— begin —

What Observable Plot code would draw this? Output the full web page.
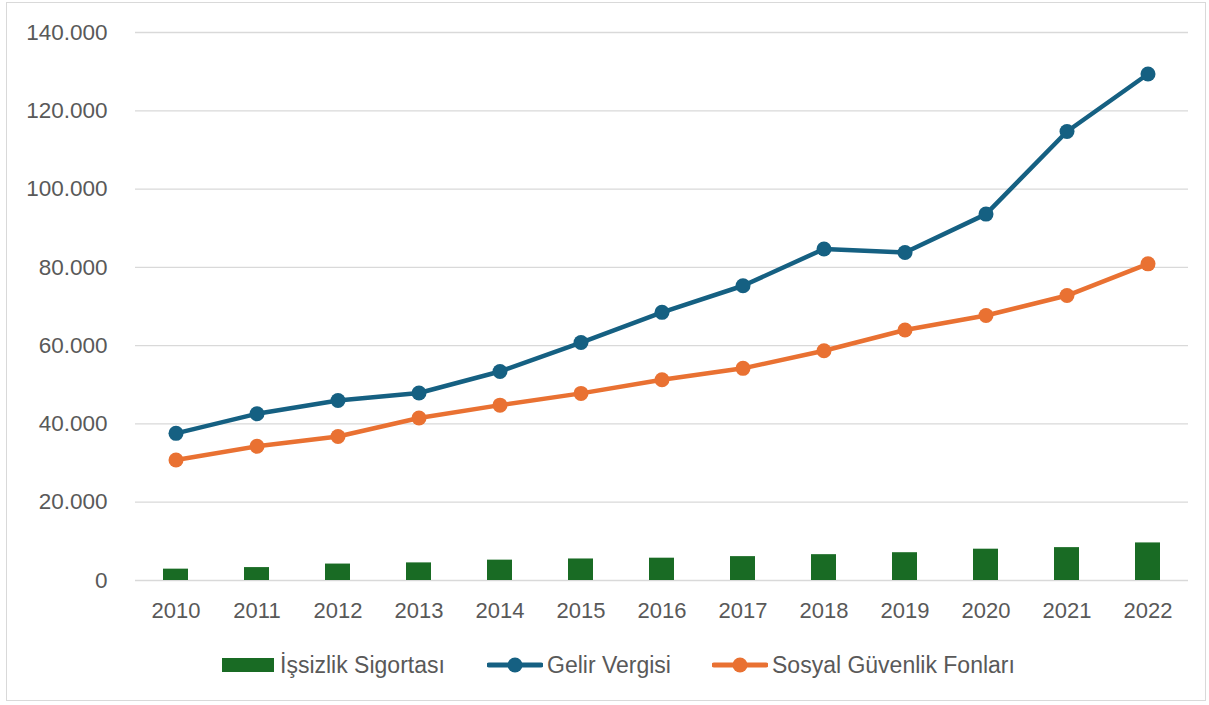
<!DOCTYPE html>
<html>
<head>
<meta charset="utf-8">
<script src="https://cdn.jsdelivr.net/npm/d3@7"></script>
<script src="https://cdn.jsdelivr.net/npm/@observablehq/plot@0.6"></script>
<style>
  html, body { margin: 0; padding: 0; background: #fff; }
  body { width: 1209px; height: 705px; position: relative; overflow: hidden; font-family: "Liberation Sans", Arial, sans-serif; }
  #frame { position: absolute; left: 6px; top: 2px; width: 1200px; height: 699px; border: 1px solid #d9d9d9; box-sizing: border-box; pointer-events: none; }
  #chart { position: absolute; left: 0; top: 0; }
  #legend { position: absolute; left: 0; top: 651px; width: 1209px; height: 28px; font-size: 23px; color: #595959; white-space: nowrap; }
  #legend .item { position: absolute; top: 0; height: 28px; display: flex; align-items: center; }
  #legend svg { display: block; }
</style>
</head>
<body>
<div id="chart"></div>
<div id="legend"></div>
<div id="frame"></div>
<script>
const years = ["2010","2011","2012","2013","2014","2015","2016","2017","2018","2019","2020","2021","2022"];
const issizlik = [2900, 3300, 4200, 4500, 5200, 5500, 5700, 6100, 6600, 7100, 8000, 8400, 9600];
const gelir = [37600, 42600, 46000, 47900, 53400, 60800, 68500, 75300, 84700, 83800, 93600, 114700, 129400];
const sosyal = [30800, 34300, 36800, 41500, 44800, 47800, 51300, 54200, 58700, 64000, 67700, 72800, 80900];
const yTicks = [0, 20000, 40000, 60000, 80000, 100000, 120000, 140000];
const seriesNames = ["İşsizlik Sigortası", "Gelir Vergisi", "Sosyal Güvenlik Fonları"];
const colors = ["#196B24", "#156082", "#E97132"];

const barData = years.map((y, i) => ({year: y, value: issizlik[i]}));
const lineData = [
  ...years.map((y, i) => ({year: y, value: gelir[i], series: seriesNames[1]})),
  ...years.map((y, i) => ({year: y, value: sosyal[i], series: seriesNames[2]}))
];

const fmt = v => v === 0 ? "0" : d3.format(",")(v).replace(/,/g, ".");

const chart = Plot.plot({
  width: 1209,
  height: 640,
  marginLeft: 135,
  marginRight: 21,
  marginTop: 32,
  marginBottom: 60,
  style: {fontFamily: "'Liberation Sans', Arial, sans-serif", fontSize: "22.5px", color: "#595959", background: "transparent"},
  x: {type: "band", domain: years, paddingInner: 0.69, paddingOuter: 0.345, align: 0.5, label: null},
  y: {domain: [0, 140000], label: null},
  color: {domain: seriesNames, range: colors},
  marks: [
    Plot.ruleY(yTicks, {stroke: "#d9d9d9", strokeWidth: 1.3}),
    Plot.axisY(yTicks, {tickSize: 0, tickPadding: 28, tickFormat: fmt, fill: "#595959", fontSize: 22.5, label: null}),
    Plot.axisX(years, {tickSize: 0, tickPadding: 22, fill: "#595959", fontSize: 22, label: null}),
    Plot.barY(barData, {x: "year", y: "value", fill: colors[0]}),
    Plot.line(lineData, {x: "year", y: "value", z: "series", stroke: "series", strokeWidth: 4.5, strokeLinejoin: "round"}),
    Plot.dot(lineData, {x: "year", y: "value", fill: "series", r: 7.5, stroke: "none"})
  ]
});
document.getElementById("chart").appendChild(chart);

// legend
const legend = document.getElementById("legend");
const lefts = [222, 487, 712];
seriesNames.forEach((name, i) => {
  const item = document.createElement("div");
  item.className = "item";
  item.style.left = lefts[i] + "px";
  let sw;
  if (i === 0) {
    sw = `<svg width="52" height="16"><rect x="0" y="1" width="52" height="14" fill="${colors[0]}"/></svg>`;
  } else {
    sw = `<svg width="56" height="16"><line x1="2" y1="8" x2="54" y2="8" stroke="${colors[i]}" stroke-width="5" stroke-linecap="round"/><circle cx="28" cy="8" r="7.5" fill="${colors[i]}"/></svg>`;
  }
  item.innerHTML = sw + `<span style="margin-left:${i === 0 ? 6 : 4}px">${name}</span>`;
  legend.appendChild(item);
});
</script>
</body>
</html>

— end —

Given task:
Print out the whole of the material word for word, without pictures.

Written reply:
What Observable Plot code would draw this? Output the full web page.
<!DOCTYPE html>
<html>
<head>
<meta charset="utf-8">
<script src="https://cdn.jsdelivr.net/npm/d3@7"></script>
<script src="https://cdn.jsdelivr.net/npm/@observablehq/plot@0.6"></script>
<style>
  html, body { margin: 0; padding: 0; background: #fff; }
  body { width: 1209px; height: 705px; position: relative; overflow: hidden; font-family: "Liberation Sans", Arial, sans-serif; }
  #frame { position: absolute; left: 6px; top: 2px; width: 1200px; height: 699px; border: 1px solid #d9d9d9; box-sizing: border-box; pointer-events: none; }
  #chart { position: absolute; left: 0; top: 0; }
  #legend { position: absolute; left: 0; top: 651px; width: 1209px; height: 28px; font-size: 23px; color: #595959; white-space: nowrap; }
  #legend .item { position: absolute; top: 0; height: 28px; display: flex; align-items: center; }
  #legend svg { display: block; }
</style>
</head>
<body>
<div id="chart"></div>
<div id="legend"></div>
<div id="frame"></div>
<script>
const years = ["2010","2011","2012","2013","2014","2015","2016","2017","2018","2019","2020","2021","2022"];
const issizlik = [2900, 3300, 4200, 4500, 5200, 5500, 5700, 6100, 6600, 7100, 8000, 8400, 9600];
const gelir = [37600, 42600, 46000, 47900, 53400, 60800, 68500, 75300, 84700, 83800, 93600, 114700, 129400];
const sosyal = [30800, 34300, 36800, 41500, 44800, 47800, 51300, 54200, 58700, 64000, 67700, 72800, 80900];
const yTicks = [0, 20000, 40000, 60000, 80000, 100000, 120000, 140000];
const seriesNames = ["İşsizlik Sigortası", "Gelir Vergisi", "Sosyal Güvenlik Fonları"];
const colors = ["#196B24", "#156082", "#E97132"];

const barData = years.map((y, i) => ({year: y, value: issizlik[i]}));
const lineData = [
  ...years.map((y, i) => ({year: y, value: gelir[i], series: seriesNames[1]})),
  ...years.map((y, i) => ({year: y, value: sosyal[i], series: seriesNames[2]}))
];

const fmt = v => v === 0 ? "0" : d3.format(",")(v).replace(/,/g, ".");

const chart = Plot.plot({
  width: 1209,
  height: 640,
  marginLeft: 135,
  marginRight: 21,
  marginTop: 32,
  marginBottom: 60,
  style: {fontFamily: "'Liberation Sans', Arial, sans-serif", fontSize: "22.5px", color: "#595959", background: "transparent"},
  x: {type: "band", domain: years, paddingInner: 0.69, paddingOuter: 0.345, align: 0.5, label: null},
  y: {domain: [0, 140000], label: null},
  color: {domain: seriesNames, range: colors},
  marks: [
    Plot.ruleY(yTicks, {stroke: "#d9d9d9", strokeWidth: 1.3}),
    Plot.axisY(yTicks, {tickSize: 0, tickPadding: 28, tickFormat: fmt, fill: "#595959", fontSize: 22.5, label: null}),
    Plot.axisX(years, {tickSize: 0, tickPadding: 22, fill: "#595959", fontSize: 22, label: null}),
    Plot.barY(barData, {x: "year", y: "value", fill: colors[0]}),
    Plot.line(lineData, {x: "year", y: "value", z: "series", stroke: "series", strokeWidth: 4.5, strokeLinejoin: "round"}),
    Plot.dot(lineData, {x: "year", y: "value", fill: "series", r: 7.5, stroke: "none"})
  ]
});
document.getElementById("chart").appendChild(chart);

// legend
const legend = document.getElementById("legend");
const lefts = [222, 487, 712];
seriesNames.forEach((name, i) => {
  const item = document.createElement("div");
  item.className = "item";
  item.style.left = lefts[i] + "px";
  let sw;
  if (i === 0) {
    sw = `<svg width="52" height="16"><rect x="0" y="1" width="52" height="14" fill="${colors[0]}"/></svg>`;
  } else {
    sw = `<svg width="56" height="16"><line x1="2" y1="8" x2="54" y2="8" stroke="${colors[i]}" stroke-width="5" stroke-linecap="round"/><circle cx="28" cy="8" r="7.5" fill="${colors[i]}"/></svg>`;
  }
  item.innerHTML = sw + `<span style="margin-left:${i === 0 ? 6 : 4}px">${name}</span>`;
  legend.appendChild(item);
});
</script>
</body>
</html>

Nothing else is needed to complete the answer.